8News got a look at those trailers, which sit on the front of the property at Augusta Correctional Center in Craigsville. We’re told they house 12 to 30 corrections officer who have to share one small bathroom with a 4 x 4 shower.

“The trailers look pretty small from here, I don’t know what they are inside,” said Lillie Arbogast, who lives across the street from the prison. She says another trailer for the corrections officers to sleep in was recently added.

“About a month or two they put the other one in front,” Arbogast explained.

Since 8News first reported on high turnover and low staffing at Virginia prisons, putting public safety at risk, 8News been flooded with emails, letters and calls from stressed and worried corrections officers.  

Some writing in emails the situation is “a ticking time bomb.”

One of those insiders revealed the Augusta prison is “96 officers short.” To cover that critical shortage and keep the surrounding community safe, officers from the Marion Correctional Center, which is also short-staffed, are being pulled to work at Augusta.  

The Department Of Corrections admits some officers are traveling 3 to 4 and half hours from their homes. They are forced to live in the trailers, away from their families for weeks at a time.

“I wouldn’t want it, I know they miss their family, ” Arbogast said.

Another officer writes, “The trailer was so disgusting.”

Photos from the inside shared with 8News show the floor of that tiny bathroom is nothing but plywood.

We shared images of the trailers that the Department of Corrections describes to 8News as “new barracks” with Donald Baylor, the Director of Organizing for the Corrections Officer’s Union.

“They’re trailers, they’re not barracks. I really wouldn’t want to go there and spend two days in that environment,” he says looking at the photos.

Baylor says these officers are being deployed to prisons they’re unfamiliar with. He says it’s not safe, it’s not what they signed up for and it creates a real challenge for these men and woman who have to suddenly leave their families.

“What if your kids that are in school and you have to provide daycare now for those kids? These are things that these people have to face and it does present many hardships for them,” says Baylor.

The Department of Corrections Director Harold Clarke once again declined our requests for an interview.

DOC spokesperson Lisa Kinney tells us “We are working on a number of strategies. They include approving early transfers to Augusta from other facilities and we are offering housing for staff.”

But their efforts might not be fast enough. Another insider tells 8News, “we had three quit just this week because of the stress and having to be away from their families.”

“That explains why you have people looking for the first exit,” Baylor said.

Ultimately, money is a big part of the problem.
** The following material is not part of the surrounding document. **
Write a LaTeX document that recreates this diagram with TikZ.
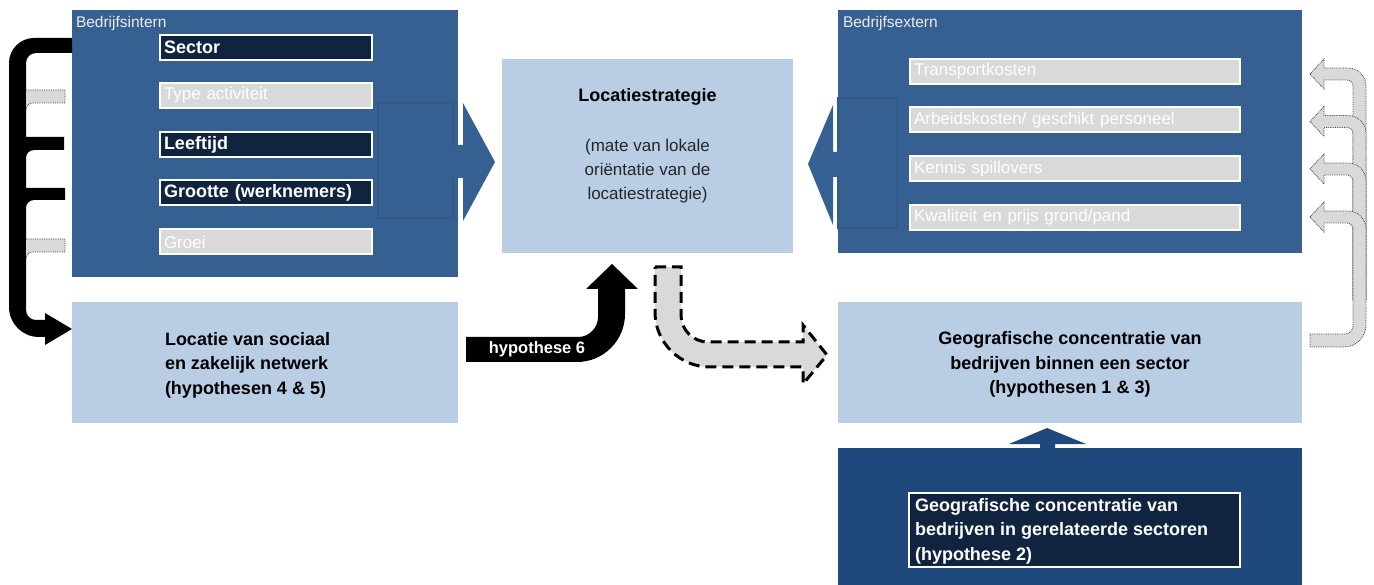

Despite a recently approved raise by the General Assembly, 8News found the salary for corrections officers in Virginia is still well below the national average.

“When you are losing anywhere from 1,000 to 1,400 hundred people a year that you spent all this money on training, then you have to realize it maybe it’s time to make a long-term investment,” adds Baylor.

If not, the officers who wrote us fears, “it’s only a matter of time before someone gets hurt or killed.”

8News has reached out to the Governor’s Office and to Public Safety Secretary Brian Moran multiple times, we have yet to get a response.